If this kind of thing goes on for long enough, where you’re spending extravagantly and you’re not replenishing, you’re gonna go into debt, just like you would with money. But when you go into debt, biologically into debt, then your immune system starts to get involved because your brain thinks that your body is sick. Once your immune system kicks in and believes that your body is sick when it isn’t really, then any number of diseases can manifest themselves.

Going off your point about the brain constructing experience out of signals from the world and the body — how does interoception, or your felt sense of your interior, inform that process? Does greater interoception produce some greater emotional granularity? Is this a lever in which we can become more, say, emotionally intelligent?
That is certainly a hypothesis that people have. I think there are multiple paths to increased emotional granularity. So I think the more distinctions that you make, the more opportunity you have to make finer-grained categories and concepts. So I don’t think that interoceptive sensitivity increasing on its own, independent of anything else, is sufficient for producing increasing granularity. But I think it’s necessary. Meaning, the more variation you can detect, the more opportunity you have for making finer-grained categories and concepts. But I think without words, without an increase in vocabulary, I think it’s very hard to have an increase in the granularity in emotion concepts. So it’s not impossible, I just think it’s really tricky.

And you know, you can see this in everyday life. When people undergo treatment for cancer, for example, they have a huge variety of what we would call interoceptive sensations that they have no language for. And this is actually a huge problem in the treatment of cancer.

Wow, really?
In English, we have a fairly substantial vocabulary for emotion. But we don’t really have an equivalently elaborated vocabulary for physical sensations. And in medical circles, but particularly in circles where people are receiving treatment or they have a disease that increases the range of their physical sensations, they don’t have a language for it.

They can’t be communicated and also they don’t know how to make sense of them. So they don’t know, is this my anxiety? Does this mean my treatment isn’t working? Does it mean my treatment is working? What do I know? It’s just not clear. It’s noise. But it’s scary noise because they’re uncertain and they don’t know what it means.
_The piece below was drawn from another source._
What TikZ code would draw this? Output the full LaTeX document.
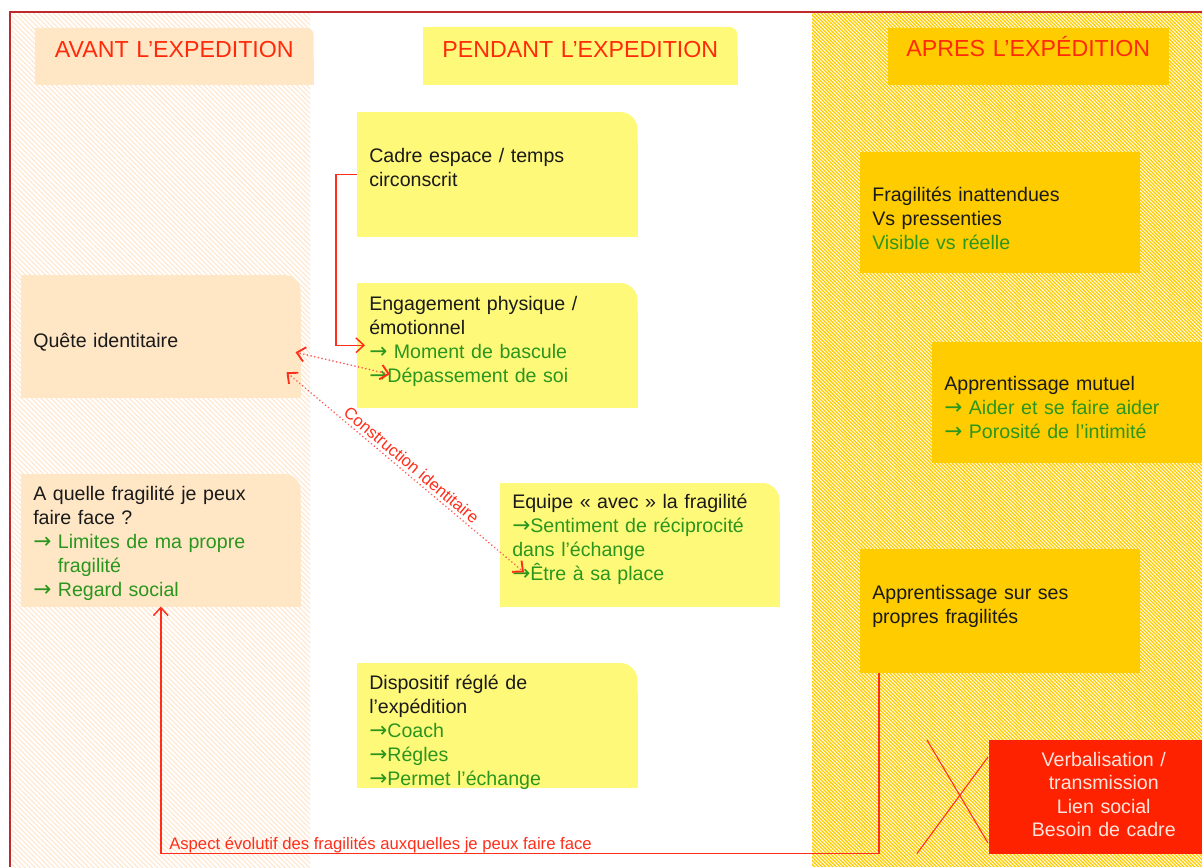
\documentclass[tikz,border=0pt]{standalone}
\usepackage{fontspec}
\setmainfont{Liberation Sans}
\newfontfamily\arrfont{DejaVu Sans}
\usetikzlibrary{arrows.meta,patterns.meta,calc}
\definecolor{peach}{HTML}{FFE7C6}
\definecolor{peachline}{HTML}{FFE6CC}
\definecolor{yel}{HTML}{FFF97A}
\definecolor{gold}{HTML}{FFCC00}
\definecolor{redbox}{HTML}{FF2200}
\definecolor{hred}{HTML}{FF2A0A}
\definecolor{ared}{HTML}{FF2E1A}
\definecolor{dred}{HTML}{FF5A55}
\definecolor{framered}{HTML}{C0282D}
\definecolor{grn}{HTML}{2A961E}
\definecolor{txt}{HTML}{1A1A1A}
\definecolor{vtxt}{HTML}{FFE4DC}
\pgfdeclarelayer{hatch}
\pgfdeclarelayer{boxes}
\pgfsetlayers{hatch,boxes,main}
\newcommand\G[1]{\textcolor{grn}{#1}}
\newcommand\ar{{\arrfont\fontsize{16.2pt}{18pt}\selectfont →}}
% name, x1, y1, x2, y2, first baseline, options, text
\newcommand\bx[8]{%
  \pgfmathsetlengthmacro\bxw{(#4-#2-24)*0.75pt}%
  \pgfmathsetlengthmacro\bxh{(#6-#3)*0.75pt}%
  \pgfmathsetlengthmacro\bxd{(#5-#6)*0.75pt}%
  \node[boxbase,#7,text width=\bxw,text height=\bxh,text depth=\bxd] (#1) at (#2,#3) {#8};}
\newcommand\rfill[3]{%
  \begin{pgfonlayer}{boxes}
  \fill[#2,rounded corners=#3] (#1.south west) rectangle (#1.north east);
  \fill[#2] (#1.south west) rectangle ($(#1.north east)+(-30,0)$);
  \fill[#2] (#1.south west) rectangle ($(#1.north east)+(0,30)$);
  \end{pgfonlayer}}
\newcommand\sfill[2]{%
  \begin{pgfonlayer}{boxes}
  \fill[#2] (#1.south west) rectangle (#1.north east);
  \end{pgfonlayer}}
\begin{document}
\begin{tikzpicture}[x=0.75pt,y=-0.75pt,
  boxbase/.style={anchor=north west,inner xsep=9pt,inner ysep=0pt,align=left,text=txt,
    font=\fontsize{14.7pt}{18pt}\selectfont},
  hdr/.style={align=center,text=hred,font=\fontsize{17.4pt}{20pt}\selectfont},
  vbox/.style={align=center,text=vtxt,font=\fontsize{14.7pt}{17.6pt}\selectfont},
  link/.style={draw=ared,line width=1.1pt,-{Straight Barb[length=6pt,width=11pt]}},
  dotlink/.style={draw=dred,line width=1.4pt,dash pattern=on 0.01pt off 2.8pt,line cap=round,
    {Straight Barb[length=6pt,width=11pt,color=ared]}-{Straight Barb[length=6pt,width=11pt,color=ared]}},
  lbl/.style={text=ared,font=\fontsize{12.5pt}{14pt}\selectfont},
  xline/.style={draw=ared,line width=0.8pt}]
\useasboundingbox (0,0) rectangle (1202,867);
\begin{pgfonlayer}{hatch}
  \fill[white] (0,0) rectangle (1202,867);
  \fill[pattern={Lines[angle=-45,distance=2.6pt,line width=0.8pt]},pattern color=peachline] (12,13) rectangle (310,867);
  \fill[gold] (812,13) rectangle (1202,867);
  \fill[pattern={Lines[angle=-45,distance=1.9pt,line width=0.7pt]},pattern color=white] (812,13) rectangle (1202,867);
  \draw[framered,line width=1.6pt] (10,867) -- (10,12) -- (1202,12);
\end{pgfonlayer}

% headers
\bx{havant}{35}{28}{313}{84}{57}{hdr}{AVANT L’EXPEDITION}
\rfill{havant}{peach}{5pt}
\bx{hpendant}{423}{27}{737}{84}{57}{hdr}{PENDANT L’EXPEDITION}
\rfill{hpendant}{yel}{6pt}
\bx{hapres}{888}{28}{1168}{84}{56}{hdr}{APRES L’EXPÉDITION}
\sfill{hapres}{gold}

% left column
\bx{quete}{21}{275}{300}{397}{347}{}{Quête identitaire}
\rfill{quete}{peach}{12pt}
\bx{aquelle}{21}{474}{300}{606}{500}{}{A quelle fragilité je peux\\faire face ?\\\G{\ar\ Limites de ma propre}\\\G{\phantom{\ar\ }fragilité}\\\G{\ar\ Regard social}}
\rfill{aquelle}{peach}{12pt}

% middle column
\bx{cadre}{357}{112}{637}{236}{162}{}{Cadre espace / temps\\circonscrit}
\rfill{cadre}{yel}{13pt}
\bx{eng}{357}{283}{637}{407}{310}{}{Engagement physique /\\émotionnel\\\G{\ar\ Moment de bascule}\\\G{\ar Dépassement de soi}}
\rfill{eng}{yel}{13pt}
\bx{equ}{500}{483}{779}{606}{508}{}{Equipe « avec » la fragilité\\\G{\ar Sentiment de réciprocité}\\\G{dans l’échange}\\\G{\ar Être à sa place}}
\rfill{equ}{yel}{13pt}
\bx{disp}{357}{663}{637}{787}{689}{}{Dispositif réglé de\\l’expédition\\\G{\ar Coach}\\\G{\ar Régles}\\\G{\ar Permet l’échange}}
\rfill{disp}{yel}{13pt}

% right column
\bx{frag}{860}{152}{1139}{272}{201}{}{Fragilités inattendues\\Vs pressenties\\\G{Visible vs réelle}}
\sfill{frag}{gold}
\bx{mutuel}{932}{342}{1212}{462}{390}{}{Apprentissage mutuel\\\G{\ar\ Aider et se faire aider}\\\G{\ar\ Porosité de l’intimité}}
\sfill{mutuel}{gold}
\bx{appr}{860}{549}{1139}{672}{599}{}{Apprentissage sur ses\\propres fragilités}
\sfill{appr}{gold}
\bx{verb}{989}{740}{1218}{853}{766}{vbox}{Verbalisation /\\transmission\\Lien social\\Besoin de cadre}
\sfill{verb}{redbox}

% connectors
\coordinate (mbtip) at ($(eng.west)+(8,0)$);
\draw[link] (cadre.west) -- ++(-21,0) |- (mbtip);

\coordinate (qa) at ($(quete.east)+(-5,16)$);
\coordinate (qb) at ($(quete.east)+(-14,36)$);
\coordinate (dep) at ($(eng.west)+(33,29)$);
\coordinate (etre) at ($(equ.west)+(24,27.5)$);
\draw[dotlink] (dep) -- (qa);
\draw[dotlink] (qb) -- node[lbl,sloped,above,inner sep=2pt] (cilabel) {Construction identitaire} (etre);

\coordinate (apprfoot) at ($(appr.south west)+(19,0)$);
\draw[link] (apprfoot) -- ++(0,181) -| (aquelle.south);
\node[lbl,anchor=base west,inner sep=0pt] (aspect) at (169,849) {Aspect évolutif des fragilités auxquelles je peux faire face};

\coordinate (x1a) at ($(verb.north west)+(-62,0)$);
\coordinate (x1b) at ($(verb.north west)+(-1,103)$);
\coordinate (x2a) at ($(verb.south west)+(-72,0)$);
\coordinate (x2b) at ($(verb.north west)+(-1,17)$);
\draw[xline] (x1a) -- (x1b);
\draw[xline] (x2a) -- (x2b);
\end{tikzpicture}
\end{document}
I’ve long been struck by neuroscientist Antonio Damasio’s contention that what we call wisdom results from having a more fine-grained sense of one’s embodied states. How does that fit in here?
I think your body definitely is a source of wisdom. It’s not because it carries around in it biological fingerprints of emotion that you learn to recognize, or that there’s some objective reality that you learn to recognize. Your body is a source of wisdom because it contains information that your brain can learn so that it can construct better. So it can construct your perceptions in a more functional way. It can tailor your actions in a way that’s more precise to the situation, as opposed to using a stereotype. So it lets you be more efficient and it lets you be more functional. I think that’s what wisdom is, really. It’s knowing what to do and how to do it.